Guarding the Gates

This is the ninth in our series based on Challenges of the
Future: The Rebirth of Small Independent Retail in America
, a 64 page white paper by Jack Stanyon, underwritten by the George H. Baum
Community Charitable Trust, the Illinois Retail Merchants Association, and the
National Retail Federation Foundation.  Today we take a look at the trend of community activism.

This is the first time that I basically disagree with Stanyon’s position.  What he calls "community activism" is best described as local businesses banding together to stop the spread of retail development in order to protect the "personality" of the local area.  In the past, you saw it most often when Wal*Mart announced plans to move into a new community.  Local merchants would try all sorts of strategies to keep them out. 

Today, we’re seeing the same thing happening in major cities.  A recent example is the attempt by the City of Chicago to keep Wal*Mart and other big boxes out of town.  Although the ordinance, specifying that large retailers would be required to pay a "living wage" and provide certain benefits was passed by the city government, Mayor Daley vetoed it.  There have been similar fights in other cities. 

Where Stanyon and I disagree is his statement that "protectionism from increased competition has often proved unproductive.  First, consumers will find their way to where they want to shop–big box, specialty store, or national chain.  Secondly, trying to stop new development often becomes a major distraction for the small retailers when they should be spending time thinking about their own business and improving their downtown or neighborhood shopping areas."

While Stanyon’s premise seems sound, local governments are often taken in by the promise of more jobs and a better economy that the big box stores offer.  To get these perceived benefits, they open their wallets and provide outrageous incentives to the chains.  This gives the big stores an advantage that they don’t need and that taxpayers shouldn’t have to provide.

A good specialty store should have little trouble competing with a big box store on a level playing field.  Their presence may require the independent dealer to change strategy and work a little harder, but the inherent benefits of an agile, flexible, locally-owned retailer should outweigh the advantages of size that the big guys enjoy.
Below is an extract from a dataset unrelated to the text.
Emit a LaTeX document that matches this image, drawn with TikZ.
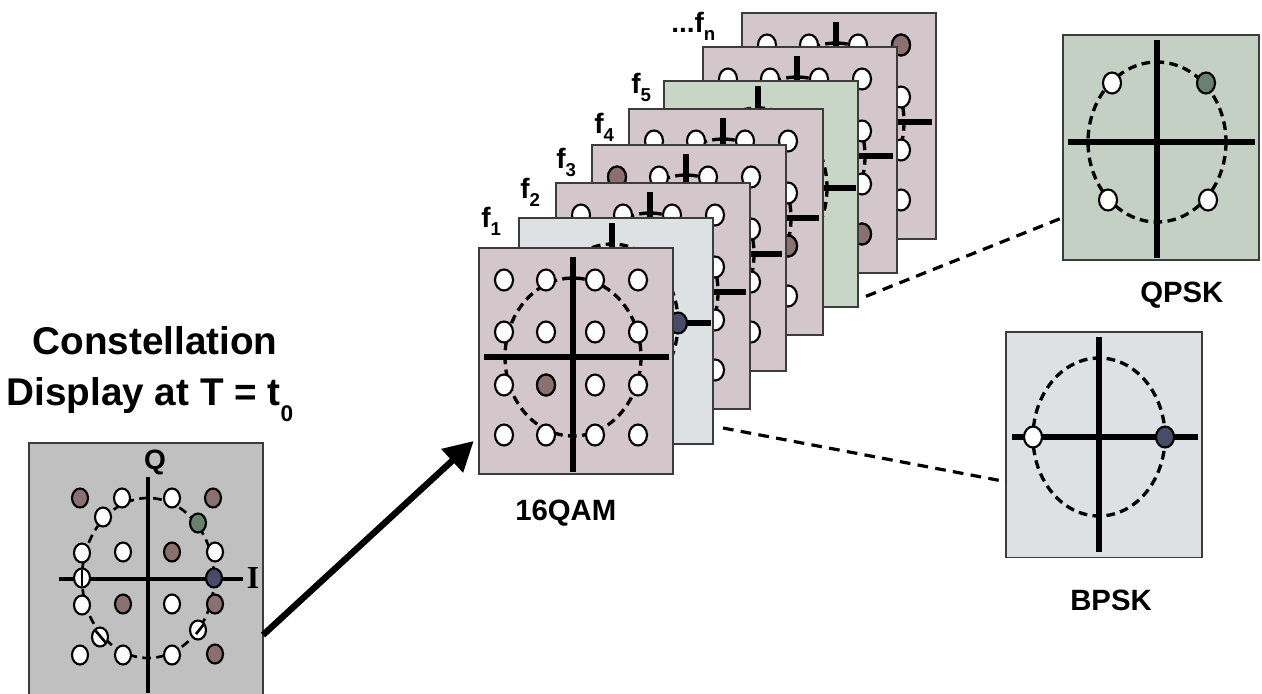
\documentclass[tikz,border=0pt]{standalone}
\usepackage{fontspec}
\setmainfont{Liberation Sans}
\newfontfamily\romanI{Liberation Serif}
\usetikzlibrary{arrows.meta}
\definecolor{mauve}{RGB}{212,199,204}
\definecolor{paleblue}{RGB}{221,225,228}
\definecolor{palegreen}{RGB}{200,214,200}
\definecolor{boxgreen}{RGB}{196,208,196}
\definecolor{dispgray}{RGB}{192,192,192}
\definecolor{ptbrown}{RGB}{139,112,112}
\definecolor{ptnavy}{RGB}{72,76,104}
\definecolor{ptgreen}{RGB}{105,130,110}
\definecolor{frameedge}{RGB}{60,60,60}
\tikzset{
  frm/.style={draw=frameedge, line width=0.9pt, anchor=north west, inner sep=0pt, outer sep=0pt, minimum width=145.5pt, minimum height=169.5pt},
  axisl/.style={line width=3.8pt},
  ringd/.style={line width=2.5pt, dash pattern=on 6.5pt off 4pt},
  dotw/.style={draw=black, line width=1.6pt, fill=white},
  dotbr/.style={draw=black, line width=1.6pt, fill=ptbrown},
  dotnv/.style={draw=black, line width=1.6pt, fill=ptnavy},
  dotgr/.style={draw=black, line width=1.6pt, fill=ptgreen},
  link/.style={line width=2.4pt, dash pattern=on 8pt off 5.5pt},
  bigarrow/.style={line width=4.8pt, -{Triangle[length=22pt,width=23pt]}},
  lbl/.style={font=\fontsize{22}{26}\selectfont\bfseries, anchor=base west, inner sep=0pt},
  flbl/.style={font=\fontsize{21}{22}\selectfont\bfseries, anchor=base west, inner sep=0pt},
}
\def\ptrx{9}
\def\ptry{10.5}
\newcommand\ptmark[3]{\draw[#1] (#2,#3) ellipse [x radius=\ptrx, y radius=\ptry];}
\newcommand\qamframe[5]{%
  \node[frm, fill=#4] (#1) at (#2,#3) {};
  \begin{scope}[shift={(#2,#3)}]
    \draw[ringd] (94,109) ellipse [x radius=68, y radius=79];
    \draw[axisl] (94,9) -- (94,224);
    \draw[axisl] (5,109) -- (190,109);
    \foreach \cx in {25,67,116,159}{\foreach \cy in {32,84,137,187}{\ptmark{dotw}{\cx}{\cy}}}
    \foreach \cx/\cy in {#5}{\ptmark{dotbr}{\cx}{\cy}}
  \end{scope}}
\newcommand\qpskcontent[2]{%
  \begin{scope}[shift={(#1,#2)}]
    \draw[ringd] (94,107) ellipse [x radius=69, y radius=80];
    \draw[axisl] (94,5) -- (94,223);
    \draw[axisl] (5,107) -- (192,107);
    \ptmark{dotw}{49}{48}
    \ptmark{dotgr}{143}{48}
    \ptmark{dotw}{45}{165}
    \ptmark{dotw}{145}{165}
  \end{scope}}
\newcommand\bpskcontent[2]{%
  \begin{scope}[shift={(#1,#2)}]
    \draw[ringd] (93,105) ellipse [x radius=66, y radius=79];
    \draw[axisl] (93,5) -- (93,220);
    \draw[axisl] (6,105) -- (192,105);
    \ptmark{dotw}{27}{105}
    \ptmark{dotnv}{159}{105}
  \end{scope}}
\newcommand\flab[4]{\node[flbl] (#1) at (#2,#3) {#4};}
\newcommand\subn[1]{\raisebox{-6pt}{\fontsize{14}{14}\selectfont #1}}
\begin{document}
\begin{tikzpicture}[x=0.75pt,y=-0.75pt]
\useasboundingbox (0,0) rectangle (1262,693);
\fill[white] (0,0) rectangle (1262,693);

% title
\node[font=\fontsize{29}{30}\selectfont\bfseries, anchor=base, inner sep=0pt] (T1) at (155,354) {Constellation};
\node[font=\fontsize{29}{30}\selectfont\bfseries, anchor=base, inner sep=0pt] (T2) at (150,405) {Display at T = t\raisebox{-12pt}{\fontsize{17}{17}\selectfont 0}};

% constellation display box
\node[frm, fill=dispgray, minimum width=175.5pt, minimum height=195pt] (D) at (29,443) {};
\begin{scope}
  \def\ptrx{8}\def\ptry{9.5}
  \draw[ringd, line width=2pt] (148,578) ellipse [x radius=66, y radius=80];
  \draw[line width=3.4pt] (148,477) -- (148,693);
  \draw[line width=3.4pt] (59,579) -- (243,579);
  \foreach \cx/\cy in {122/498,172/498,103/517,82/553,123/552,215/552,82/578,82/605,172/604,100/637,198/630,80/655,123/655,172/655}{\ptmark{dotw}{\cx}{\cy}}
  \foreach \cx/\cy in {80/498,213/498,172/552,123/604,215/604,215/654}{\ptmark{dotbr}{\cx}{\cy}}
  \ptmark{dotgr}{198}{523}
  \ptmark{dotnv}{214}{578}
  \draw[line width=2pt] (95,630) -- (106,643);
  \draw[line width=2pt] (196,634) -- (204,624);
  \draw[line width=2pt] (82,570) -- (82,586);
\end{scope}
\node[font=\fontsize{21}{21}\selectfont\bfseries, inner sep=0pt] (Qlab) at (155,462) {Q};
\node[font=\fontsize{24}{24}\selectfont\romanI\bfseries, inner sep=0pt] (Ilab) at (253,578) {I};

% stack of frames, back to front
\qamframe{F7}{742}{13}{mauve}{159/32}
\qamframe{F6}{703}{47}{mauve}{159/187}
\node[frm, fill=palegreen] (F5) at (664,81) {};
\qpskcontent{664}{81}
\qamframe{F4}{629}{109}{mauve}{159/137}
\qamframe{F3}{592}{145}{mauve}{25/32}
\qamframe{F2}{556}{183}{mauve}{25/187}
\node[frm, fill=paleblue] (F1) at (519,218) {};
\bpskcontent{519}{218}
\qamframe{F0}{479}{248}{mauve}{67/137}

% frequency labels
\flab{L1}{481}{227}{f\subn{1}}
\flab{L2}{520}{198}{f\subn{2}}
\flab{L3}{556}{168}{f\subn{3}}
\flab{L4}{594}{133}{f\subn{4}}
\flab{L5}{631}{93}{f\subn{5}}
\flab{Ln}{671}{32}{...f\subn{n}}

\node[lbl] (QAMlab) at (515,520) {16QAM};

% QPSK box
\node[frm, fill=boxgreen, minimum width=147pt, minimum height=168.75pt] (Q) at (1063,35) {};
\qpskcontent{1063}{35}
\node[lbl] (QPSKlab) at (1140,302) {QPSK};

% BPSK box
\node[frm, fill=paleblue, minimum width=147pt, minimum height=169pt] (B) at (1006,332) {};
\bpskcontent{1006}{332}
\node[lbl] (BPSKlab) at (1070,610) {BPSK};

% connectors
\draw[bigarrow] ([yshift=-46.5pt]D.east) -- ([xshift=-4pt,yshift=-60pt]F0.west);
\draw[link] ([xshift=6pt,yshift=8pt]F5.south east) -- ([yshift=-52.5pt]Q.west);
\draw[link] ([xshift=7.5pt,yshift=12pt]F1.south east) -- ([yshift=-27.75pt]B.west);
\end{tikzpicture}
\end{document}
But, given millions of dollars in tax breaks, the chain will win every time. 

While Stanyon has a point that too much concentration on possible incoming competition might distract from running the business and improving the local community,  the two aren’t mutually exclusive.  In fact, preventing new competition from getting a sweetheart deal from the local politicians may be necessary in order for the independent to have a business to run.

As most of you prove every day, it’s possible to survive and thrive in the face of competition from the big boxes.  In fact, it’s been shown many times that having a chain store nearby can actually help the local businesses.  Given the choice between having a Wal*Mart in your town and having one in the next county, it’s generally better for the independent to have them in town.  Otherwise, shoppers may do all their shopping in the neighboring community, bypassing you altogether.

The arrival of a big box store doesn’t necessarily create jobs.  In fact, it may replace existing jobs with jobs that pay less, giving the area a net loss in income (and tax revenue).  Local stores that don’t meet the challenge go out of business, leaving boarded up store fronts that reduce tax revenues and actually add costs for the local government.  As members of the community, it’s up to all of us to see that our
tax dollars are spent in the most efficient way possible.  Ignoring our responsibility to our fellow citizens to devote 100% of our time to our own business may turn out to be rearranging the deck chairs on the Titanic.